Lady Jane Grey, the so-called “Nine Day Queen,” lost her head at the Tower of London 454 years ago today.

Grey, a devout worshipper in the Protestant Church of England, was installed on the throne following the death of Edward VI; to her supporters, her chief qualification was that she was not Mary Tudor, her own cousin. Tudor, one of the daughters of the former King Henry VIII, was a committed Catholic, and her faith brought great anxiety to those who feared the return of the English crown to influence of the popish devils. Through a complex series of machinations devised almost entirely by her father-in-law, John Dudley, Duke of Northumberland, Jane Grey was announced as the successor to Edward VI following his July 1553 death.
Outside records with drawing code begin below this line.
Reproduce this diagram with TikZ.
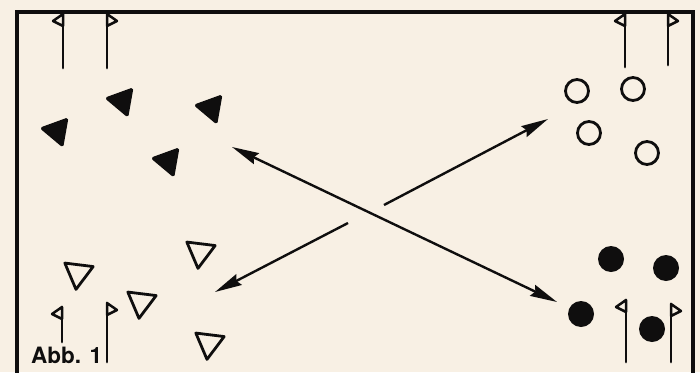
\documentclass[tikz,border=0pt]{standalone}
\usepackage{fontspec}
\setmainfont{TeX Gyre Heros}
\usetikzlibrary{shapes.geometric,arrows.meta}
\definecolor{paper}{RGB}{248,240,228}
\definecolor{ink}{RGB}{15,14,14}
\tikzset{
  frameline/.style={draw=ink,line width=3.2pt},
  pole/.style={draw=ink,line width=2.7pt,line cap=round},
  flagtri/.style={draw=ink,line width=2.5pt,line join=round},
  filltri/.style={regular polygon,regular polygon sides=3,fill=ink,draw=ink,line width=1.5pt,line join=round,inner sep=0pt,minimum size=33pt,rounded corners=1.5pt},
  opentri/.style={regular polygon,regular polygon sides=3,draw=ink,line width=2.8pt,line join=round,inner sep=0pt,minimum size=33pt},
  opencirc/.style={circle,draw=ink,line width=2.8pt,inner sep=0pt,minimum size=23pt},
  fillcirc/.style={circle,fill=ink,inner sep=0pt,minimum size=26pt},
  arr/.style={draw=ink,line width=2.4pt},
  head/.tip={Stealth[length=27pt,width=12pt,inset=3pt]},
  lbl/.style={inner sep=0pt,text=ink,font=\fontsize{22.5}{22}\selectfont\bfseries}
}
\newcommand{\flagpole}[4]{%
  \draw[pole] (#1,#3) -- (#1,#2);
  \draw[flagtri] (#1,#2) -- ++(#4*10,7) -- (#1,#2+12) -- cycle;}
\begin{document}
\begin{tikzpicture}[x=1pt,y=-1pt]
\fill[paper] (0,0) rectangle (700,372);
\useasboundingbox (0,0) rectangle (700,372);
% frame
\draw[frameline] (17,373) -- (17,12) -- (693,12) -- (693,373);
% flags
\flagpole{63}{14}{68}{-1}
\flagpole{107}{14}{68}{1}
\flagpole{625}{14}{67}{-1}
\flagpole{668}{14}{65}{1}
\flagpole{62}{307}{342}{-1}
\flagpole{107}{303}{362}{1}
\flagpole{626}{300}{362}{-1}
\flagpole{671}{304}{362}{1}
% filled triangles
\node[filltri,rotate=80] (t1) at (57,131) {};
\node[filltri,rotate=80] (t2) at (122,101) {};
\node[filltri,rotate=80] (t3) at (211,108) {};
\node[filltri,rotate=80] (t4) at (168,161) {};
% open triangles
\node[opentri,rotate=173] (o1) at (78,273) {};
\node[opentri,rotate=173] (o2) at (141,302) {};
\node[opentri,rotate=173] (o3) at (200,252) {};
\node[opentri,rotate=173] (o4) at (209,343) {};
% open circles
\node[opencirc] (c1) at (577,91) {};
\node[opencirc] (c2) at (633,89) {};
\node[opencirc] (c3) at (589,133) {};
\node[opencirc] (c4) at (647,153) {};
% filled circles
\node[fillcirc] (f1) at (611,259) {};
\node[fillcirc] (f2) at (666,268) {};
\node[fillcirc] (f3) at (581,314) {};
\node[fillcirc] (f4) at (652,329) {};
% arrows
\coordinate (a1) at (232,147);
\coordinate (a2) at (557,302);
\coordinate (b1) at (384,205);
\coordinate (b2) at (548,119);
\coordinate (d1) at (348,223);
\coordinate (d2) at (215,292);
\draw[arr,{head}-{head}] (a1) -- (a2);
\draw[arr,-{head}] (b1) -- (b2);
\draw[arr,-{head}] (d1) -- (d2);
% label
\node[lbl,anchor=base west] (lab) at (31,363) {Abb. 1};
\end{tikzpicture}
\end{document}
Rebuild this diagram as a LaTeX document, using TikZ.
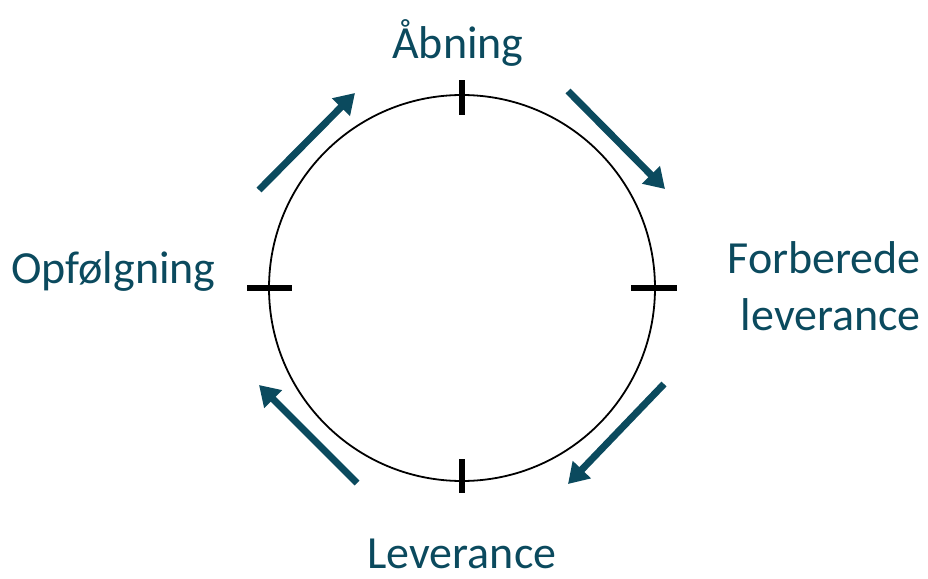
\documentclass[tikz,border=0pt]{standalone}
\usepackage{fontspec}
\setmainfont{Carlito}
\usetikzlibrary{arrows.meta}
\definecolor{teal1}{HTML}{0B4A5E}
\tikzset{
  lbl/.style={text=teal1,font=\fontsize{46}{57}\selectfont,inner sep=0pt},
  tick/.style={line width=6pt,black},
  flow/.style={line width=7pt,teal1,-{Triangle[length=20pt,width=24pt]}}
}
\begin{document}
\begin{tikzpicture}[x=1pt,y=-1pt]
\useasboundingbox (0,0) rectangle (928,578);
\node[circle,draw,line width=1.8pt,minimum size=386pt,inner sep=0pt] (c) at (462,288) {};
% ticks
\coordinate (t1) at (462,80); \coordinate (t2) at (462,115);
\coordinate (r1) at (631,288); \coordinate (r2) at (677,288);
\coordinate (b1) at (462,459); \coordinate (b2) at (462,493);
\coordinate (l1) at (247,288); \coordinate (l2) at (292,288);
\draw[tick] (t1) -- (t2);
\draw[tick] (r1) -- (r2);
\draw[tick] (b1) -- (b2);
\draw[tick] (l1) -- (l2);
% arrows
\coordinate (a1s) at (259,190); \coordinate (a1e) at (355,93);
\coordinate (a2s) at (568,91); \coordinate (a2e) at (665,189);
\coordinate (a3s) at (664,384); \coordinate (a3e) at (568,484);
\coordinate (a4s) at (357,483); \coordinate (a4e) at (259,385);
\draw[flow] (a1s) -- (a1e);
\draw[flow] (a2s) -- (a2e);
\draw[flow] (a3s) -- (a3e);
\draw[flow] (a4s) -- (a4e);
% labels
\node[lbl,anchor=base] (ab) at (458,59) {Åbning};
\node[lbl,anchor=base east,align=right] (fo) at (921,330) {Forberede\\leverance};
\node[lbl,anchor=base west] (op) at (11,283) {Opfølgning};
\node[lbl,anchor=base] (le) at (462,568) {Leverance};
\end{tikzpicture}
\end{document}
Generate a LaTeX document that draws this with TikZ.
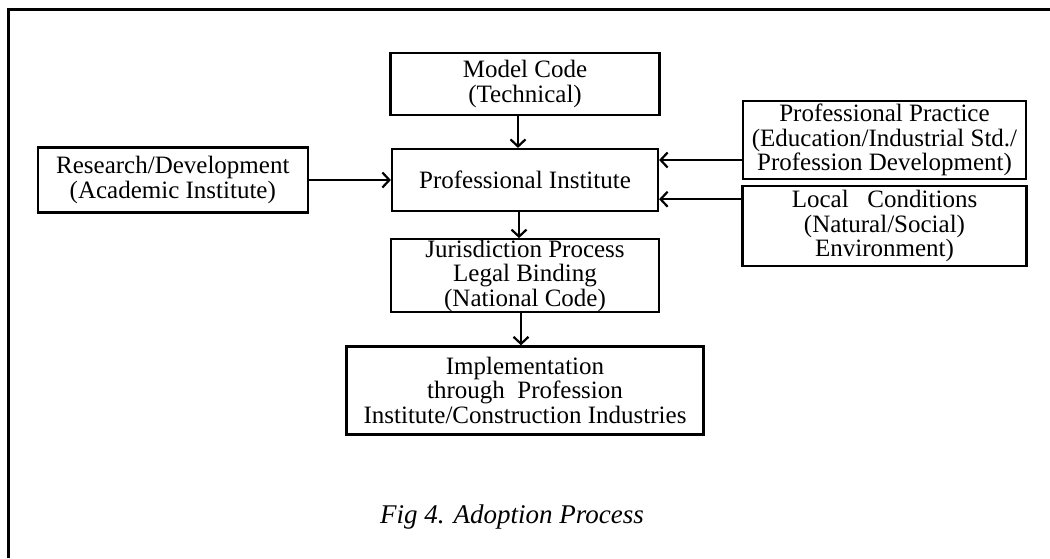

Unfortunately for the new Queen, popular support for Mary -- her Catholicism notwithstanding -- led quickly to Grey's replacement barely a week after her reign began.

Imprisoned in the Tower with her husband, Guildford Dudley, Lady Jane was convicted and sentenced to die for treason in November 1553. No one, however, expected Queen Mary to allow the sentence to proceed. Indeed, Jane Grey would quite probably have enjoyed a long -- and eventually free -- life had not her father, the Duke of Suffolk, attempted a revolt against the new Queen Mary in January 1554. Somewhat reluctantly, the Queen accepted her advisers' counsel that so long as Jane Grey remained alive, she would serve as a beacon for zealous, rebellious protestants. Grey -- who had nothing to do with her father's plot -- was executed on 12 February 1554, an hour after her husband was similarly beheaded. After she was escorted to the scaffold and blindfolded, Jane Grey delivered her last address to the small audience:

Before God and the face of you, good Christian people, this day I pray you all, to bear me witness that I die a true Christian woman, and that I look to be saved by none other means, but only by the mercy of God, in the merits of the blood of his only son, Jesus Christ. And I confess, when I did know the word of God, I neglected the same, loved myself and the world, and thereto the plague or punishment is happily and worthily happened unto me for my sins. And yet, I thank God of His goodness that he hath thus given me a time and respite to repent. And now good people, while I am alive, I pray you to assist me with your prayers.'
After her prayer, Jane Grey was blindfolded and made to kneel. Unable to find the block of wood where she was to rest her head for the last time, the young girl began to panic. After a bystander helped the condemned to the right spot, her executioner finished the job. Jane Grey was 16 years old.

***

Today we remember the hapless epicure Adolf Frederick I, who reigned as King of Sweden from 1751 until his death in on this date in 1771. His two decades on the throne were significant only to the extent that he presided helplessly over the decline of the Swedish kingdom. As sovereign, Frederick I was almost completely powerless and functioned more or less as an ornament while the riksdag managed the affairs of state, which included Sweden’s commitment to the Seven Years’ War -- the first truly global war in human history, provoked by a poisonous mixture of European internal politics and colonialism.

Among his passions in life, Frederick was an avid collector of biological specimens. During his years as the Swedish crown prince, he served as an important resource for Carl Linnaeus, who studied the prince’s cabinet while sorting out the details of his famous taxonomic system. On February 12, 1771, Frederick’s two decades of idle monarchy came to an end. That night, he gathered his final collection of specimens, which included a titanic feast of lobster, caviar, sour cabbage, smoked herring and champagne. For dessert, the king gobbled fourteen servings of semla, a traditional wheat pastry usually served in warm milk. He died that night -- propped up on Queen Louisa Ulrica’s knees -- of a massive digestive event.